Neuer: Ich denke, das, was er meint, ist das Tempo und das Selbstverständnis. Das Tempo und die Geschwindigkeit, die uns ausgezeichnet haben, bei eigenen Konteraktionen, das war zu lethargisch und langsam. Wir konnten keinem Gegner damit wehtun. Die Pässe in die Räume, in die Schnittstellen, das haben wir hier nicht erlebt. Gerade bei tiefstehenden Mannschaften wie heute zum Beispiel Südkorea – in der Quali haben wir auch gegen solche Teams gespielt und trotzdem unsere Tore gemacht.
getty ImagesDer Bundestrainer sprach von Selbstherrlichkeit vor dem Mexiko-Spiel. Haben Sie die auch verspürt?
Neuer: Ich denke, dass man vor einem Turnier nicht weiß, wo man steht. Eigentlich waren wir bis in die Haarspitzen motiviert. Eine WM findet nur alle vier Jahre statt, da wartet man drauf und arbeitet darauf hin, um diese Spiele machen zu dürfen. Dass wir dann so eine Leistung zeigen und in der Vorrunde ausscheiden, das habe ich von einer deutschen Mannschaft noch nicht gesehen.
Gibt es einen Punkt, den Sie sich als Kapitän ankreiden?
Neuer: Ich habe immer versucht, Verantwortung zu übernehmen, habe immer versucht, die Mannschaft mitzunehmen. In der Kabine, beim Training und auf dem Platz. Natürlich bin ich aber auch ein Gesicht, einer derjenigen, die hierfür verantwortlich sind.
Warum wurde beim Einwurf in der Nachspielzeit der Torhüter angespielt und nicht ein Aufbauspieler?

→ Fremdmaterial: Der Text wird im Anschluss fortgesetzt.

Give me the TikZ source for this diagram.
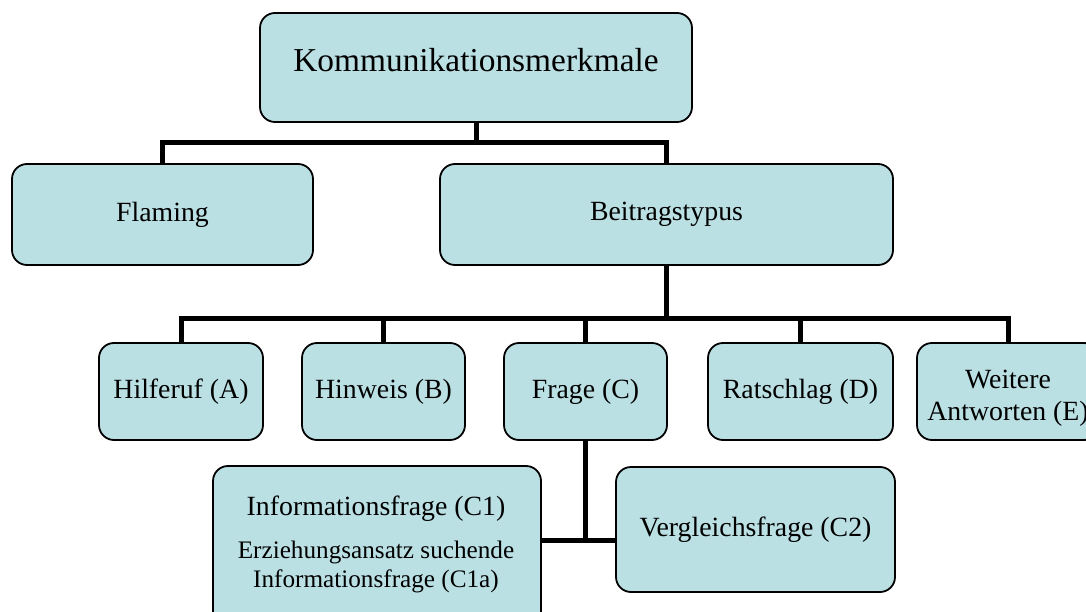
\documentclass[tikz,border=0pt]{standalone}
\usepackage{fontspec}
\setmainfont{Liberation Serif}
\begin{document}
\begin{tikzpicture}[x=1pt,y=-1pt,
  box/.style={draw=black, line width=1.8pt, fill=boxfill, rounded corners=15pt,
    inner sep=0pt, align=center, font=\fontsize{27.8}{32}\selectfont},
  conn/.style={draw=black, line width=5pt, line join=miter, line cap=butt},
  lbl/.style={inner sep=0pt, anchor=base}]
\definecolor{boxfill}{RGB}{186,224,228}
\useasboundingbox (0,0) rectangle (1086,612);
\clip (0,0) rectangle (1086,612);

% boxes
\node[box, minimum width=432pt, minimum height=109pt] (top) at (476,67.5) {};
\node[box, minimum width=301pt, minimum height=101pt] (flaming) at (162.5,214.5) {Flaming};
\node[box, minimum width=453pt, minimum height=101pt] (beitrag) at (666.5,214.5) {Beitragstypus};
\node[box, minimum width=164pt, minimum height=97pt] (hilfe) at (181,391.5) {Hilferuf (A)};
\node[box, minimum width=163pt, minimum height=97pt] (hinweis) at (383.5,391.5) {Hinweis (B)};
\node[box, minimum width=163pt, minimum height=97pt] (frage) at (585.5,391.5) {Frage (C)};
\node[box, minimum width=185pt, minimum height=97pt] (rat) at (800.5,391.5) {Ratschlag (D)};
\node[box, minimum width=182pt, minimum height=97pt] (weitere) at (1008,391.5) {};
\node[box, minimum width=328pt, minimum height=164pt] (info) at (377,548) {};
\node[box, minimum width=279pt, minimum height=125pt] (vergl) at (755.5,529.5) {Vergleichsfrage (C2)};

% labels placed inside the empty boxes
\node[lbl, font=\fontsize{33.4}{38}\selectfont] (toplbl) at (476,72) {Kommunikationsmerkmale};
\node[lbl, font=\fontsize{27.8}{32}\selectfont] (weiter1) at (1008,388) {Weitere};
\node[lbl, font=\fontsize{27.8}{32}\selectfont] (weiter2) at (1008,420) {Antworten (E)};
\node[lbl, font=\fontsize{27.8}{32}\selectfont] (infolbl) at (376,515) {Informationsfrage (C1)};
\node[lbl, font=\fontsize{25.2}{29}\selectfont] (infosub1) at (376,558) {Erziehungsansatz suchende};
\node[lbl, font=\fontsize{25.2}{29}\selectfont] (infosub2) at (376,587) {Informationsfrage (C1a)};

% connector bars
\coordinate (bar1) at (0,143);
\coordinate (bar2) at (0,318);
\coordinate (bar3) at (0,540);

\draw[conn] (top.south) -- (top.south |- bar1);
\draw[conn] (flaming.north) -- (flaming.north |- bar1) -- (beitrag.north |- bar1) -- (beitrag.north);

\draw[conn] (beitrag.south) -- (beitrag.south |- bar2);
\draw[conn] (hilfe.north) -- (hilfe.north |- bar2) -- (weitere.north |- bar2) -- (weitere.north);
\draw[conn] (hinweis.north) -- (hinweis.north |- bar2);
\draw[conn] (frage.north) -- (frage.north |- bar2);
\draw[conn] (rat.north) -- (rat.north |- bar2);

\draw[conn] (frage.south) -- (frage.south |- bar3);
\draw[conn] (info.east |- bar3) -- (vergl.west |- bar3);
\end{tikzpicture}
\end{document}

Neuer: Es waren alle vorne, es war die 96. Spielminute, lagen 0:1 zurück, haben noch ein Tor gebraucht. Ich habe es als sinnlos empfunden, hinten stehen zu bleiben, sondern wollte eine Flanke reinbringen. Da kam direkt der Druck, den Fehler muss ich mir ankreiden.
Joachim Löw hat noch nicht entschieden, ob er weitermacht. Würden Sie ihn unterstützen?
Neuer: Ich denke, wir werden miteinander reden. Dann muss man auch schauen, was der Trainer möchte.
Machen Sie denn weiter?
Neuer: Ich habe nicht vor, aufzuhören.